Kitchen Culture in America (Inness 2000) describes the ways in which American culture has changed and how women’s day to day lives in the kitchen has been affected. Issues of gender and culture are interwoven in the history of domestic space. Issues of gender and culture are interwoven in the history of domestic space. This book opens one’s eyes to the role gender has played in the domestic space of the kitchen.

We often limit our consideration of cookbooks recipes and instructions and nothing more than that. Yet cookbooks as Inness points out are one of the most strongly gendered forms of literature other than romance novels. From the 1920’s to the 1960’s cookbooks were manuals on how to live one’s life. Some cookbooks specifically told women that if they were to cook the recipes in “this” book then all the men would come to them like hungry little fish. The other cookbooks convinced women that the certain recipes would help them keep their husbands. The main intention of those cookbooks was to instruct women on how to catch and keep a man.

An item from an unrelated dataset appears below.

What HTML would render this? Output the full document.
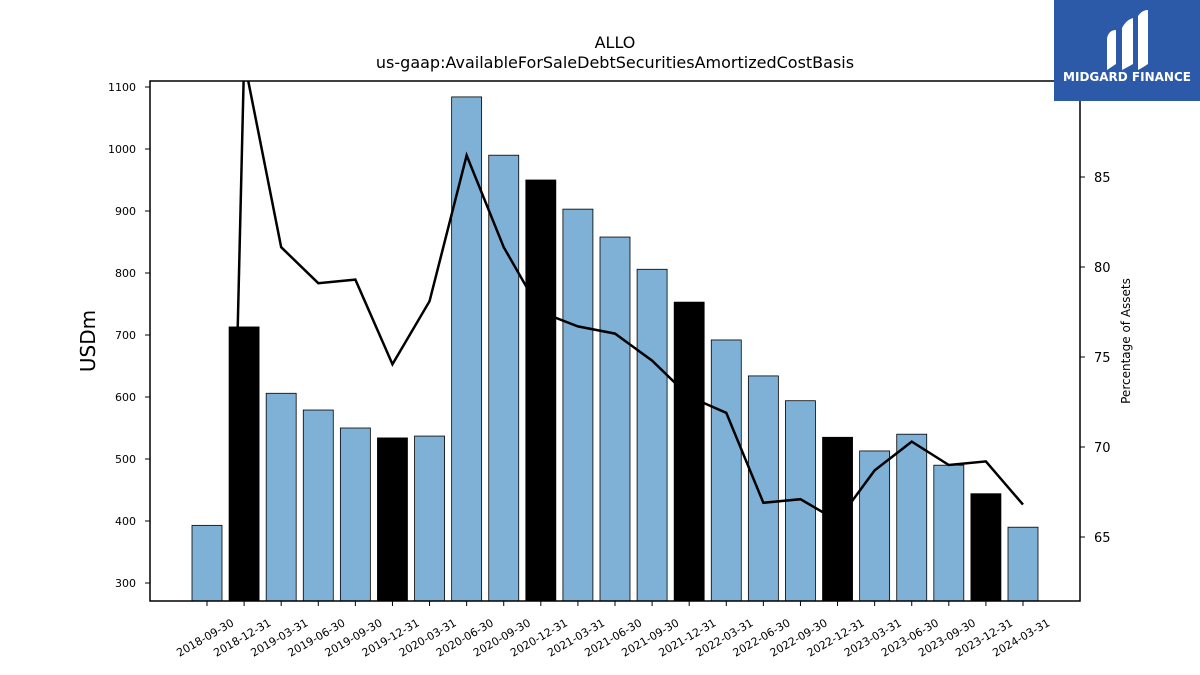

Cookbooks played a huge role in American food culture. Along with the industrial revolution, food processing, and fast food joints, cookbooks have shaped our culture to be what it is now. Depending on the author and what his or her cultural background was cookbooks informed women about culturall specific types of food and preparation. Cookbooks also instructed women on what to wear while they worked in the kitchen and what they should look like. One cook book would tell women that they need to dress up, put on make-up and fix their hair just right while another cookbook would tell women that they should not wear any jewelry, or make-up, that a simple cotton dress on with a specific type of apron was best in the kitchen.

This book is recommended to anyone that is interested in American food culture and who appreciates great visual as illustration.